- Born: John Maquire circa 1966 Weymouth, Massachusetts
- Education: Bachelor’s degree in bakery science and management, Kansas State University, 1987; master’s degree in advanced management, Harvard Business School, 2011
- Occupation: 2012, CEO, Friendly's;

= John M. Maguire =

American businessman and restaurateur

John M. Maguire is an American businessman and restaurateur, and the former president and CEO of Friendly's, a position he from April 12, 2012.

Maguire brought two decades of experience in restaurant operations, most recently as Executive Vice President and Chief Operating Officer of Panera Bread. Maguire previously held positions with Au Bon Pain Co., Inc., Bread and Circus/Whole Foods Supermarkets, and Continental Baking Company.

==Early life and education==
Maguire is a native of South Weymouth, Massachusetts. He has a bachelor's degree in bakery science and management from Kansas State University, 1987 and a master's degree in advanced management from Harvard Business School, 2011.

==Career==
When Maguire was 26, Au Bon Pain handed him "his first chance to turn around an operation. The project was a 17,000-square-foot commissary in a building under the Tobin Bridge charged with providing salads, juice, and baked goods to the Au Bon Pain locations without their own kitchens. The commissary was a disaster." The lesson he learned there about motivating his employees is one he has intended to take to Friendly's.
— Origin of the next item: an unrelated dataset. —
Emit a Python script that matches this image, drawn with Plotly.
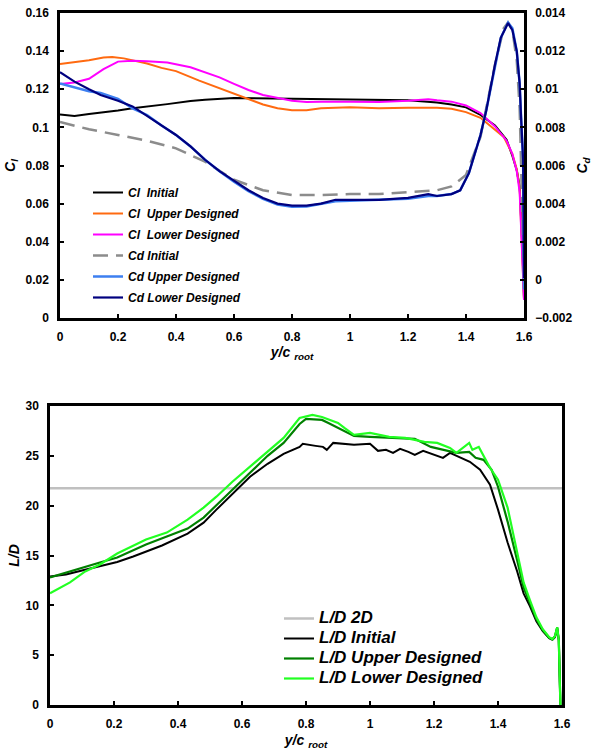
import plotly.graph_objects as go

# ---------------- spanwise lift / drag coefficients ----------------
cl_init_x = [0, 0.05, 0.1, 0.15, 0.2, 0.25, 0.3, 0.37, 0.45, 0.5, 0.6, 0.7, 0.8, 0.9, 1.0, 1.1, 1.2, 1.3,
             1.35, 1.4, 1.45, 1.5, 1.54, 1.56, 1.575, 1.585, 1.59, 1.595, 1.6]
cl_init = [0.1068, 0.1060, 0.1070, 0.1078, 0.1088, 0.1100, 0.1108, 0.1122, 0.1138, 0.1145, 0.1154, 0.1152,
           0.1150, 0.1148, 0.1147, 0.1145, 0.1142, 0.1130, 0.1120, 0.1105, 0.1065, 0.1010, 0.0935, 0.0850,
           0.0775, 0.0690, 0.0550, 0.0350, 0.0100]

cl_upper_x = [0, 0.05, 0.1, 0.15, 0.18, 0.22, 0.3, 0.35, 0.4, 0.48, 0.55, 0.6, 0.65, 0.7, 0.75, 0.8, 0.85,
              0.9, 1.0, 1.1, 1.2, 1.3, 1.35, 1.4, 1.45, 1.5, 1.53, 1.56, 1.575, 1.585, 1.59, 1.595, 1.6]
cl_upper = [0.1332, 0.1340, 0.1352, 0.1366, 0.1369, 0.1362, 0.1335, 0.1312, 0.1295, 0.1245, 0.1205, 0.1175,
            0.1145, 0.1120, 0.1100, 0.1090, 0.1090, 0.1100, 0.1105, 0.1100, 0.1103, 0.1103, 0.1098, 0.1080,
            0.1050, 0.0990, 0.0950, 0.0860, 0.0780, 0.0680, 0.0500, 0.0300, 0.0100]

cl_lower_x = [0, 0.05, 0.1, 0.15, 0.2, 0.25, 0.3, 0.37, 0.45, 0.5, 0.55, 0.6, 0.65, 0.7, 0.75, 0.8, 0.85,
              0.9, 1.0, 1.1, 1.2, 1.27, 1.3, 1.35, 1.4, 1.45, 1.5, 1.54, 1.56, 1.575, 1.585, 1.59, 1.595, 1.6]
cl_lower = [0.1227, 0.1235, 0.1255, 0.1305, 0.1345, 0.1350, 0.1347, 0.1340, 0.1315, 0.1290, 0.1262, 0.1228,
            0.1196, 0.1170, 0.1155, 0.1140, 0.1133, 0.1135, 0.1135, 0.1133, 0.1140, 0.1148, 0.1142, 0.1135,
            0.1115, 0.1075, 0.1005, 0.0930, 0.0860, 0.0770, 0.0660, 0.0450, 0.0250, 0.0094]

cd_init_x = [0, 0.05, 0.1, 0.2, 0.3, 0.4, 0.5, 0.6, 0.7, 0.8, 0.9, 1.0, 1.1, 1.2, 1.3, 1.35, 1.4, 1.45,
             1.5, 1.53, 1.545, 1.56, 1.575, 1.585, 1.59, 1.6]
cd_init = [0.00828, 0.00810, 0.00790, 0.00760, 0.00730, 0.00690, 0.00620, 0.00525, 0.00470, 0.00445,
           0.00445, 0.00450, 0.00450, 0.00460, 0.00470, 0.00490, 0.00550, 0.00750, 0.01130, 0.01320,
           0.01350, 0.01310, 0.01150, 0.00900, 0.00600, 0.00000]

cd_x = [0, 0.05, 0.1, 0.14, 0.2, 0.25, 0.3, 0.35, 0.4, 0.45, 0.5, 0.55, 0.6, 0.65, 0.7, 0.75, 0.8, 0.85,
        0.9, 0.95, 1.0, 1.1, 1.2, 1.27, 1.3, 1.35, 1.38, 1.41, 1.45, 1.47, 1.5, 1.52, 1.545, 1.56, 1.575,
        1.585, 1.59, 1.597, 1.6]
cd_upper = [0.01030, 0.01010, 0.00990, 0.00980, 0.00950, 0.00900, 0.00865, 0.00810, 0.00760, 0.00700,
            0.00630, 0.00570, 0.00515, 0.00465, 0.00425, 0.00395, 0.00383, 0.00385, 0.00398, 0.00412,
            0.00415, 0.00418, 0.00425, 0.00440, 0.00440, 0.00450, 0.00470, 0.00560, 0.00760, 0.00890,
            0.01130, 0.01270, 0.01350, 0.01320, 0.01200, 0.01030, 0.00850, 0.00630, -0.00050]
cd_lower = [0.01090, 0.01040, 0.01000, 0.00970, 0.00940, 0.00910, 0.00860, 0.00810, 0.00760, 0.00700,
            0.00630, 0.00570, 0.00520, 0.00470, 0.00430, 0.00400, 0.00390, 0.00390, 0.00400, 0.00420,
            0.00420, 0.00420, 0.00430, 0.00450, 0.00440, 0.00450, 0.00470, 0.00560, 0.00760, 0.00890,
            0.01130, 0.01270, 0.01347, 0.01310, 0.01200, 0.01030, 0.00850, 0.00630, 0.00010]

# ---------------- spanwise lift-to-drag ratio ----------------
ld_2d_x = [0, 1.6]
ld_2d = [21.75, 21.75]

ld_init_x = [0, 0.05, 0.1, 0.156, 0.21, 0.26, 0.3, 0.35, 0.43, 0.48, 0.52, 0.57, 0.625, 0.68, 0.73, 0.78,
             0.79, 0.83, 0.853, 0.865, 0.885, 0.95, 1.0, 1.025, 1.05, 1.072, 1.094, 1.12, 1.14, 1.166, 1.2,
             1.228, 1.25, 1.28, 1.312, 1.344, 1.375, 1.4, 1.43, 1.46, 1.48, 1.5, 1.52, 1.54, 1.56, 1.57,
             1.578, 1.585, 1.59, 1.595]
ld_init = [12.9, 13.1, 13.5, 13.95, 14.35, 14.9, 15.4, 16.0, 17.2, 18.3, 19.6, 21.2, 22.9, 24.2, 25.2, 25.9,
           26.2, 26.0, 25.9, 25.6, 26.3, 26.1, 26.2, 25.5, 25.6, 25.3, 25.7, 25.4, 25.1, 25.5, 25.1,
           24.8, 25.3, 24.9, 24.4, 23.6, 22.1, 19.6, 16.3, 13.4, 11.2, 9.9, 8.4, 7.4, 6.7, 6.55,
           6.8, 7.7, 6.5, 0.0]

ld_upper_x = [0, 0.05, 0.1, 0.156, 0.21, 0.3, 0.365, 0.43, 0.48, 0.52, 0.57, 0.625, 0.68, 0.73, 0.78, 0.8,
              0.83, 0.85, 0.87, 0.9, 0.95, 1.0, 1.06, 1.1, 1.14, 1.19, 1.23, 1.27, 1.31, 1.33, 1.355, 1.38,
              1.4, 1.43, 1.46, 1.48, 1.5, 1.52, 1.54, 1.56, 1.57, 1.578, 1.585, 1.59, 1.595]
ld_upper = [12.8, 13.3, 13.8, 14.3, 14.8, 16.1, 16.9, 17.7, 18.8, 20.0, 21.6, 23.3, 25.0, 26.3, 28.2, 28.7,
            28.6, 28.6, 28.3, 27.8, 27.0, 26.9, 26.8, 26.8, 26.7, 25.9, 25.6, 25.3, 25.4, 24.8, 24.6, 23.6,
            21.9, 18.4, 14.5, 11.8, 10.2, 8.6, 7.5, 6.75, 6.6, 6.9, 7.8, 6.5, 0.0]

ld_lower_x = [0, 0.0625, 0.11, 0.156, 0.21, 0.3, 0.365, 0.43, 0.48, 0.52, 0.57, 0.625, 0.68, 0.73, 0.78,
              0.82, 0.85, 0.9, 0.92, 0.95, 1.0, 1.06, 1.11, 1.17, 1.21, 1.25, 1.27, 1.31, 1.32, 1.34, 1.375,
              1.4, 1.43, 1.46, 1.48, 1.5, 1.52, 1.54, 1.56, 1.57, 1.578, 1.585, 1.59, 1.595]
ld_lower = [11.2, 12.3, 13.4, 14.1, 15.2, 16.6, 17.3, 18.6, 19.8, 20.9, 22.4, 23.9, 25.4, 26.8, 28.8,
            29.1, 28.9, 28.3, 27.8, 27.1, 27.3, 26.9, 26.8, 26.4, 26.3, 25.8, 25.3, 26.3, 25.6, 25.9, 23.8,
            22.6, 19.8, 15.2, 12.3, 10.5, 8.8, 7.6, 6.8, 6.6, 6.9, 7.8, 6.5, 0.0]

FONT = "Liberation Sans, Arial, sans-serif"

fig = go.Figure()

def add(x, y, name, color, xa, ya, legend, width=2.0, dash="solid", text_px=None):
    label = name if text_px is None else f'<span style="font-size:{text_px}px">{name}</span>'
    fig.add_trace(go.Scatter(x=x, y=y, name=label, mode="lines", xaxis=xa, yaxis=ya, legend=legend,
                             line=dict(color=color, width=width, dash=dash),
                             legendgroup=name))

add(cl_init_x, cl_init, "Cl  Initial", "#000000", "x", "y", "legend")
add(cl_upper_x, cl_upper, "Cl  Upper Designed", "#FF6A10", "x", "y", "legend")
add(cl_lower_x, cl_lower, "Cl  Lower Designed", "#FF00FF", "x", "y", "legend")
add(cd_init_x, cd_init, "Cd Initial", "#8C8C8C", "x", "y2", "legend", width=2.5, dash="15px,8px")
add(cd_x, cd_upper, "Cd Upper Designed", "#3D7FF0", "x", "y2", "legend", width=2.5)
add(cd_x, cd_lower, "Cd Lower Designed", "#00007F", "x", "y2", "legend", width=2.2)

# the L/D legend uses larger lettering on tighter rows
add(ld_2d_x, ld_2d, "L/D 2D", "#C0C0C0", "x2", "y3", "legend2", width=2.5, text_px=17)
add(ld_init_x, ld_init, "L/D Initial", "#000000", "x2", "y3", "legend2", text_px=17)
add(ld_upper_x, ld_upper, "L/D Upper Designed", "#008000", "x2", "y3", "legend2", width=2.2, text_px=17)
add(ld_lower_x, ld_lower, "L/D Lower Designed", "#22FF22", "x2", "y3", "legend2", width=2.2, text_px=17)

W, H = 592, 753
tick_font = dict(family=FONT, size=12, color="#000000", weight="bold")
title_font = dict(family=FONT, size=14, color="#000000", weight="bold", style="italic")

common = dict(showgrid=False, zeroline=False, showline=True, linecolor="#000000", linewidth=2.5,
              ticks="inside", ticklen=4, tickwidth=1.5, tickcolor="#000000", tickfont=tick_font,
              automargin=False)

fig.update_layout(
    width=W, height=H, margin=dict(l=0, r=0, t=0, b=0),
    paper_bgcolor="#FFFFFF", plot_bgcolor="#FFFFFF",
    font=dict(family=FONT, color="#000000"),
    xaxis=dict(domain=[60 / W, 524 / W], range=[0, 1.6], dtick=0.2, anchor="y", mirror=True,
               ticklabelstandoff=6,
               title=dict(text="y/c <sub>root</sub>", font=title_font, standoff=5), **common),
    yaxis=dict(domain=[1 - 318 / H, 1 - 13 / H], range=[0, 0.16], dtick=0.02, anchor="x",
               ticklabelstandoff=6,
               title=dict(text="C<sub>l</sub>", font=title_font, standoff=7), **common),
    yaxis2=dict(domain=[1 - 318 / H, 1 - 13 / H], range=[-0.002, 0.014], dtick=0.002, anchor="x",
                overlaying="y", side="right", ticklabelstandoff=6,
                title=dict(text="C<sub>d</sub>", font=title_font, standoff=8), **common),
    xaxis2=dict(domain=[50 / W, 562 / W], range=[0, 1.6], dtick=0.2, anchor="y3", mirror=True,
                ticklabelstandoff=6,
                title=dict(text="y/c <sub>root</sub>", font=title_font, standoff=6), **common),
    yaxis3=dict(domain=[1 - 705 / H, 1 - 406 / H], range=[0, 30], dtick=5, anchor="x2", mirror=True,
                ticklabelstandoff=6,
                title=dict(text="L/D", font=title_font, standoff=3), **common),
    legend=dict(x=88 / W, y=1 - 178 / H, xanchor="left", yanchor="top", bgcolor="rgba(0,0,0,0)",
                font=dict(family=FONT, size=12, color="#000000", weight="bold", style="italic"),
                tracegroupgap=2, traceorder="grouped"),
    legend2=dict(x=279 / W, y=1 - 604 / H, xanchor="left", yanchor="top", bgcolor="rgba(0,0,0,0)",
                 font=dict(family=FONT, size=12, color="#000000", weight="bold", style="italic"),
                 tracegroupgap=1, traceorder="grouped"),
)

fig.write_html("out.html")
According to Bloomberg Business Week, Maguire was "Chief Operating Officer at Panera Bread Co. (also known as Au Bon Pain Co., Inc.) from March 2008 to April 2012 and as its Executive Vice President since April 3, 2006. He joined Panera Bread Co. in April 1993 and served as Chief Company and Joint Venture Operations Officer since November 2002; Senior Vice President from November 2002 to April 3, 2006; Senior Vice President of Company Operations and Bakery Supply Chain from April 2000 to July 2001 and Vice President of Commissary Operations from November 1998 to March 2000. From January 1990 to October 1998, Mr. Maguire served as a Manager and Vice President of Commissary Operations for the Au Bon Pain and Panera Bread/ Saint Louis Bread Divisions and a Director at Panera Bread Co."

In February 2012, Friendly's CEO Harsha V. Agadi announced his resignation. This came four months after Friendly's filed for Chapter 11 Bankruptcy protection. On April 12, 2012, Friendly's announced that John Maguire had been named president and CEO. On September 12, 2018, Maguire announced his departure from Friendly's.